• **RAW DATA**

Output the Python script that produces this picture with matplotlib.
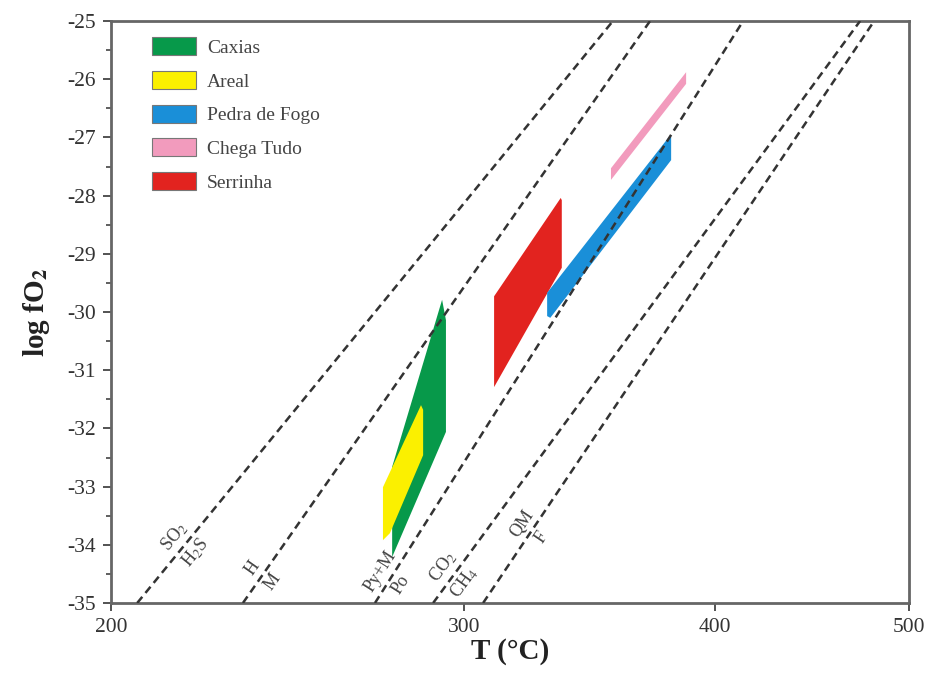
import numpy as np
import matplotlib.pyplot as plt
from matplotlib.patches import Patch

plt.rcParams['font.family'] = ['Liberation Serif', 'DejaVu Serif']
plt.rcParams['mathtext.fontset'] = 'stix'
plt.rcParams['axes.unicode_minus'] = False

# buffer / equilibrium lines, straight between log fO2 = -35 and -25
line_T_low = [206.1, 232.7, 270.8, 289.5, 306.6]
line_T_high = [355.9, 371.4, 413.3, 472.7, 480.4]
line_f_low = -35.0
line_f_high = -25.0
label_upper = ['SO$_2$', 'H', 'Py+M', 'CO$_2$', 'QM']
label_lower = ['H$_2$S', 'M', 'Po', 'CH$_4$', 'F']
label_f = [-34.0, -34.52, -34.57, -34.52, -33.75]

# fields of each formation (T in C, log fO2)
caxias_T = [292.5, 293.8, 293.8, 276.2, 276.2]
caxias_f = [-29.79, -30.14, -32.06, -34.21, -32.66]
areal_T = [285.5, 286.2, 286.2, 275.5, 273.3, 273.3]
areal_f = [-31.60, -31.68, -32.46, -33.80, -33.92, -33.01]
pedra_T = [330.0, 379.2, 380.5, 380.5, 331.2, 330.0]
pedra_f = [-29.67, -27.01, -26.99, -27.39, -30.10, -30.07]
chega_T = [355.1, 387.1, 387.1, 355.1]
chega_f = [-27.53, -25.88, -26.08, -27.73]
serrinha_T = [335.2, 335.6, 335.6, 310.5, 310.5]
serrinha_f = [-28.04, -28.08, -29.24, -31.29, -29.73]

names = ['Caxias', 'Areal', 'Pedra de Fogo', 'Chega Tudo', 'Serrinha']
colors = ['#07994a', '#fbf000', '#1a8fd8', '#f29bbd', '#e2231f']

fig = plt.figure(figsize=(9.3, 6.84), dpi=100)
ax = fig.add_subplot(111)
fig.subplots_adjust(left=0.1194, right=0.9774, top=0.9693, bottom=0.1184)

ax.set_xscale('log')
ax.set_xlim(200, 500)
ax.set_ylim(-35, -25)

ax.fill(caxias_T, caxias_f, color=colors[0], lw=0, zorder=2)
ax.fill(areal_T, areal_f, color=colors[1], lw=0, zorder=2)
ax.fill(serrinha_T, serrinha_f, color=colors[4], lw=0, zorder=2)
ax.fill(pedra_T, pedra_f, color=colors[2], lw=0, zorder=2)
ax.fill(chega_T, chega_f, color=colors[3], lw=0, zorder=2)

for i in range(len(line_T_low)):
    ax.plot([line_T_low[i], line_T_high[i]], [line_f_low, line_f_high],
            color='#333333', lw=1.8, dashes=(3.2, 2.0), zorder=3)
    # label sits across the line like a fraction
    p0 = ax.transData.transform((line_T_low[i], line_f_low))
    p1 = ax.transData.transform((line_T_high[i], line_f_high))
    ang = np.degrees(np.arctan2(p1[1] - p0[1], p1[0] - p0[0]))
    t = (label_f[i] - line_f_low) / (line_f_high - line_f_low)
    T_at = 10 ** (np.log10(line_T_low[i]) + t * (np.log10(line_T_high[i]) - np.log10(line_T_low[i])))
    nx, ny = -np.sin(np.radians(ang)), np.cos(np.radians(ang))
    g = 2.5
    ax.annotate(label_upper[i], xy=(T_at, label_f[i]), xytext=(nx * g, ny * g),
                textcoords='offset points', rotation=ang, rotation_mode='anchor',
                ha='center', va='bottom', fontsize=13, color='#444444', zorder=4)
    ax.annotate(label_lower[i], xy=(T_at, label_f[i]), xytext=(-nx * g, -ny * g),
                textcoords='offset points', rotation=ang, rotation_mode='anchor',
                ha='center', va='top', fontsize=13, color='#444444', zorder=4)

ax.set_xticks([200, 300, 400, 500])
ax.set_xticklabels(['200', '300', '400', '500'])
ax.xaxis.set_minor_locator(plt.NullLocator())
ax.set_yticks(np.arange(-35, -24, 1))
ax.set_yticklabels(['%d' % v for v in np.arange(-35, -24, 1)])
ax.set_yticks(np.arange(-35, -24.9, 0.5), minor=True)

ax.tick_params(axis='both', which='major', direction='out', length=6, width=1.3,
               color='#444444', labelcolor='#333333', labelsize=15.5, pad=5)
ax.tick_params(axis='y', which='minor', direction='out', length=3.5, width=1.2, color='#444444')
for s in ax.spines.values():
    s.set_linewidth(2)
    s.set_color('#666666')

ax.set_xlabel('T (°C)', fontsize=21, fontweight='bold', color='#222222')
ax.xaxis.set_label_coords(0.5, -0.06)
ax.set_ylabel(r'log fO$_\mathbf{2}$', fontsize=21, fontweight='bold', color='#222222')
ax.yaxis.set_label_coords(-0.074, 0.5)

handles = [Patch(facecolor=c, edgecolor='#777777', lw=0.8) for c in colors]
ax.legend(handles, names, loc='upper left', bbox_to_anchor=(0.051, 0.972),
          frameon=False, borderpad=0, borderaxespad=0, handlelength=2.3,
          handleheight=1.05, handletextpad=0.55, labelspacing=0.72,
          prop={'size': 14}, labelcolor='#444444')

fig.savefig('out.png', dpi=100)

• **EXERCISE GOAL**
Make an exact copy of the data, leaving its pictures out.

• **RESULT FOR THIS EXERCISE**
Output the Python script that produces this picture with matplotlib.
import numpy as np
import matplotlib.pyplot as plt
from matplotlib.patches import Patch

plt.rcParams['font.family'] = ['Liberation Serif', 'DejaVu Serif']
plt.rcParams['mathtext.fontset'] = 'stix'
plt.rcParams['axes.unicode_minus'] = False

# buffer / equilibrium lines, straight between log fO2 = -35 and -25
line_T_low = [206.1, 232.7, 270.8, 289.5, 306.6]
line_T_high = [355.9, 371.4, 413.3, 472.7, 480.4]
line_f_low = -35.0
line_f_high = -25.0
label_upper = ['SO$_2$', 'H', 'Py+M', 'CO$_2$', 'QM']
label_lower = ['H$_2$S', 'M', 'Po', 'CH$_4$', 'F']
label_f = [-34.0, -34.52, -34.57, -34.52, -33.75]

# fields of each formation (T in C, log fO2)
caxias_T = [292.5, 293.8, 293.8, 276.2, 276.2]
caxias_f = [-29.79, -30.14, -32.06, -34.21, -32.66]
areal_T = [285.5, 286.2, 286.2, 275.5, 273.3, 273.3]
areal_f = [-31.60, -31.68, -32.46, -33.80, -33.92, -33.01]
pedra_T = [330.0, 379.2, 380.5, 380.5, 331.2, 330.0]
pedra_f = [-29.67, -27.01, -26.99, -27.39, -30.10, -30.07]
chega_T = [355.1, 387.1, 387.1, 355.1]
chega_f = [-27.53, -25.88, -26.08, -27.73]
serrinha_T = [335.2, 335.6, 335.6, 310.5, 310.5]
serrinha_f = [-28.04, -28.08, -29.24, -31.29, -29.73]

names = ['Caxias', 'Areal', 'Pedra de Fogo', 'Chega Tudo', 'Serrinha']
colors = ['#07994a', '#fbf000', '#1a8fd8', '#f29bbd', '#e2231f']

fig = plt.figure(figsize=(9.3, 6.84), dpi=100)
ax = fig.add_subplot(111)
fig.subplots_adjust(left=0.1194, right=0.9774, top=0.9693, bottom=0.1184)

ax.set_xscale('log')
ax.set_xlim(200, 500)
ax.set_ylim(-35, -25)

ax.fill(caxias_T, caxias_f, color=colors[0], lw=0, zorder=2)
ax.fill(areal_T, areal_f, color=colors[1], lw=0, zorder=2)
ax.fill(serrinha_T, serrinha_f, color=colors[4], lw=0, zorder=2)
ax.fill(pedra_T, pedra_f, color=colors[2], lw=0, zorder=2)
ax.fill(chega_T, chega_f, color=colors[3], lw=0, zorder=2)

for i in range(len(line_T_low)):
    ax.plot([line_T_low[i], line_T_high[i]], [line_f_low, line_f_high],
            color='#333333', lw=1.8, dashes=(3.2, 2.0), zorder=3)
    # label sits across the line like a fraction
    p0 = ax.transData.transform((line_T_low[i], line_f_low))
    p1 = ax.transData.transform((line_T_high[i], line_f_high))
    ang = np.degrees(np.arctan2(p1[1] - p0[1], p1[0] - p0[0]))
    t = (label_f[i] - line_f_low) / (line_f_high - line_f_low)
    T_at = 10 ** (np.log10(line_T_low[i]) + t * (np.log10(line_T_high[i]) - np.log10(line_T_low[i])))
    nx, ny = -np.sin(np.radians(ang)), np.cos(np.radians(ang))
    g = 2.5
    ax.annotate(label_upper[i], xy=(T_at, label_f[i]), xytext=(nx * g, ny * g),
                textcoords='offset points', rotation=ang, rotation_mode='anchor',
                ha='center', va='bottom', fontsize=13, color='#444444', zorder=4)
    ax.annotate(label_lower[i], xy=(T_at, label_f[i]), xytext=(-nx * g, -ny * g),
                textcoords='offset points', rotation=ang, rotation_mode='anchor',
                ha='center', va='top', fontsize=13, color='#444444', zorder=4)

ax.set_xticks([200, 300, 400, 500])
ax.set_xticklabels(['200', '300', '400', '500'])
ax.xaxis.set_minor_locator(plt.NullLocator())
ax.set_yticks(np.arange(-35, -24, 1))
ax.set_yticklabels(['%d' % v for v in np.arange(-35, -24, 1)])
ax.set_yticks(np.arange(-35, -24.9, 0.5), minor=True)

ax.tick_params(axis='both', which='major', direction='out', length=6, width=1.3,
               color='#444444', labelcolor='#333333', labelsize=15.5, pad=5)
ax.tick_params(axis='y', which='minor', direction='out', length=3.5, width=1.2, color='#444444')
for s in ax.spines.values():
    s.set_linewidth(2)
    s.set_color('#666666')

ax.set_xlabel('T (°C)', fontsize=21, fontweight='bold', color='#222222')
ax.xaxis.set_label_coords(0.5, -0.06)
ax.set_ylabel(r'log fO$_\mathbf{2}$', fontsize=21, fontweight='bold', color='#222222')
ax.yaxis.set_label_coords(-0.074, 0.5)

handles = [Patch(facecolor=c, edgecolor='#777777', lw=0.8) for c in colors]
ax.legend(handles, names, loc='upper left', bbox_to_anchor=(0.051, 0.972),
          frameon=False, borderpad=0, borderaxespad=0, handlelength=2.3,
          handleheight=1.05, handletextpad=0.55, labelspacing=0.72,
          prop={'size': 14}, labelcolor='#444444')

fig.savefig('out.png', dpi=100)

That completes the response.